According to the letter, the commission reached "unanimous consensus" that Biondo's services were no longer required.

"Since your hiring the commission has scrutinized your management style and the needs of and the internal workings of the district," the letter reads. "The commission has determined that your management style has not and will not function adequately within those specific needs and workings."

That's surprising, Zajdel said, because there are no public records to support the statement that commissioners were scrutinizing the management style of Biondo, who previously served as executive director of the Carol Stream Park District.

Zajdel said she wants to know when commissioners decided Biondo's style wasn't a good fit for the district.

"Wasn't Biondo's management style well established and known during his many years at the Carol Stream Park District?" she asked.

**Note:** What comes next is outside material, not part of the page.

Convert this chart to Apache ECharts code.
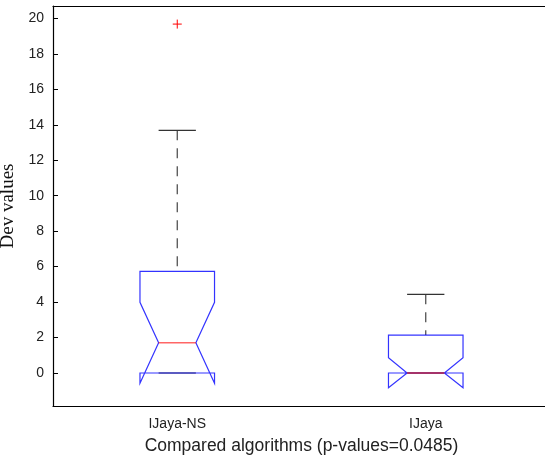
<!DOCTYPE html>
<html>
<head>
<meta charset="utf-8">
<script src="https://cdn.jsdelivr.net/npm/echarts@6/dist/echarts.min.js"></script>
<style>
  html, body { margin: 0; padding: 0; background: #fff; }
  #main { width: 545px; height: 462px; }
</style>
</head>
<body>
<div id="main"></div>
<script>
// boxplot stats
var categories = ['IJaya-NS', 'IJaya'];
var lowerWhisker = [0, 0];
var q1 = [0, 0];
var notchLow = [-0.58, -0.83];
var median = [1.71, 0];
var notchHigh = [3.99, 0.86];
var q3 = [5.73, 2.14];
var upperWhisker = [13.69, 4.44];
var outliers = [[0, 19.68]];
var yTicks = [0, 2, 4, 6, 8, 10, 12, 14, 16, 18, 20];

var myChart = echarts.init(document.getElementById('main'));

var boxData = categories.map(function (c, i) {
  return [i, lowerWhisker[i], q1[i], notchLow[i], median[i], notchHigh[i], q3[i], upperWhisker[i]];
});

var fontSans = "'Liberation Sans', Arial, sans-serif";

function renderBox(params, api) {
  var idx = api.value(0);
  var band = api.size([1, 0])[0];
  var half = band * 0.15;
  var inner = half / 2;
  var cx = api.coord([idx, 0])[0];
  function y(v) { return api.coord([idx, v])[1]; }
  var yLw = y(api.value(1)), yQ1 = y(api.value(2)), yNl = y(api.value(3));
  var yMed = y(api.value(4)), yNh = y(api.value(5)), yQ3 = y(api.value(6)), yUw = y(api.value(7));
  var L = cx - half, R = cx + half, Li = cx - inner, Ri = cx + inner;
  var whisker = { stroke: '#444', lineWidth: 1.2, lineDash: [10, 8] };
  var cap = { stroke: '#333', lineWidth: 1.2 };
  return {
    type: 'group',
    children: [
      { type: 'line', shape: { x1: cx, y1: yUw, x2: cx, y2: yQ3 }, style: whisker },
      { type: 'line', shape: { x1: cx, y1: yLw, x2: cx, y2: yQ1 }, style: whisker },
      { type: 'line', shape: { x1: Li, y1: yUw, x2: Ri, y2: yUw }, style: cap },
      { type: 'line', shape: { x1: Li, y1: yLw, x2: Ri, y2: yLw }, style: cap },
      {
        type: 'polygon',
        shape: {
          points: [[L, yQ3], [R, yQ3], [R, yNh], [Ri, yMed], [R, yNl], [R, yQ1],
                   [L, yQ1], [L, yNl], [Li, yMed], [L, yNh]]
        },
        style: { fill: 'none', stroke: '#0000ff', lineWidth: 1.2, opacity: 0.8 }
      },
      { type: 'line', shape: { x1: Li, y1: yMed, x2: Ri, y2: yMed },
        style: { stroke: '#ff0000', lineWidth: 1.4, opacity: 0.6 } }
    ]
  };
}

function renderOutlier(params, api) {
  var p = api.coord([api.value(0), api.value(1)]);
  var s = 4.5;
  return {
    type: 'group',
    children: [
      { type: 'line', shape: { x1: p[0] - s, y1: p[1], x2: p[0] + s, y2: p[1] }, style: { stroke: '#ff0000', lineWidth: 1 } },
      { type: 'line', shape: { x1: p[0], y1: p[1] - s, x2: p[0], y2: p[1] + s }, style: { stroke: '#ff0000', lineWidth: 1 } }
    ]
  };
}

var option = {
  animation: false,
  grid: { left: 53, top: 6, width: 497, height: 400, outerBoundsMode: 'none', containLabel: false },
  xAxis: [
    {
      type: 'category',
      data: categories,
      position: 'bottom',
      axisLine: { onZero: false, lineStyle: { color: '#000', width: 1.2 } },
      axisTick: { inside: true, length: 5, alignWithLabel: true, lineStyle: { color: '#000' } },
      axisLabel: { color: '#222', fontSize: 14, fontFamily: fontSans, margin: 11 },
      name: 'Compared algorithms (p-values=0.0485)',
      nameLocation: 'middle',
      nameGap: 31,
      nameTextStyle: { color: '#222', fontSize: 17.5, fontFamily: fontSans },
      splitLine: { show: false }
    },
    {
      type: 'category',
      data: categories,
      position: 'top',
      axisLine: { onZero: false, lineStyle: { color: '#000', width: 1.2 } },
      axisTick: { inside: true, length: 5, alignWithLabel: true, lineStyle: { color: '#000' } },
      axisLabel: { show: false },
      splitLine: { show: false }
    }
  ],
  yAxis: [
    {
      type: 'value',
      min: -1.86,
      max: 20.7,
      position: 'left',
      axisLine: { show: true, onZero: false, lineStyle: { color: '#000', width: 1.2 } },
      axisTick: { show: true, inside: true, length: 5, customValues: yTicks, lineStyle: { color: '#000' } },
      axisLabel: { color: '#222', fontSize: 14, fontFamily: fontSans, margin: 9, customValues: yTicks },
      splitLine: { show: false },
      name: 'Dev values',
      nameLocation: 'middle',
      nameGap: 30,
      nameTextStyle: { color: '#111', fontSize: 19, fontFamily: "'Liberation Serif', 'Times New Roman', serif" }
    },
    {
      type: 'value',
      min: -1.86,
      max: 20.7,
      position: 'right',
      axisLine: { show: true, onZero: false, lineStyle: { color: '#000', width: 1.2 } },
      axisTick: { show: true, inside: true, length: 5, customValues: yTicks, lineStyle: { color: '#000' } },
      axisLabel: { show: false },
      splitLine: { show: false }
    }
  ],
  series: [
    {
      type: 'custom',
      renderItem: renderBox,
      data: boxData,
      encode: { x: 0, y: [1, 2, 3, 4, 5, 6, 7] }
    },
    {
      type: 'custom',
      renderItem: renderOutlier,
      data: outliers,
      encode: { x: 0, y: 1 }
    }
  ]
};

myChart.setOption(option);
</script>
</body>
</html>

In their letter, commissioners gave Biondo two weeks to let them know how he wanted to leave. Biondo sent them an Aug. 19 email telling them he had picked retirement.

"Please accept my gratitude for the chance to work with the district," Biondo wrote. "I trust we accomplished much of what we need to prepare for a successful future."

In addition to announcing Biondo's departure, commissioners on Aug. 19 named John Lapinski as executive director. But Lapinski, who is the trial court administrator for DuPage's chief judge, since has decided not to take the forest preserve job because of a longer-than-expected recovery from a medical issue.

Commissioners, who voted three separate times to hire Lapinski before discovering he couldn't take the job, have said they hope to develop a plan to search for an executive director on Nov. 18.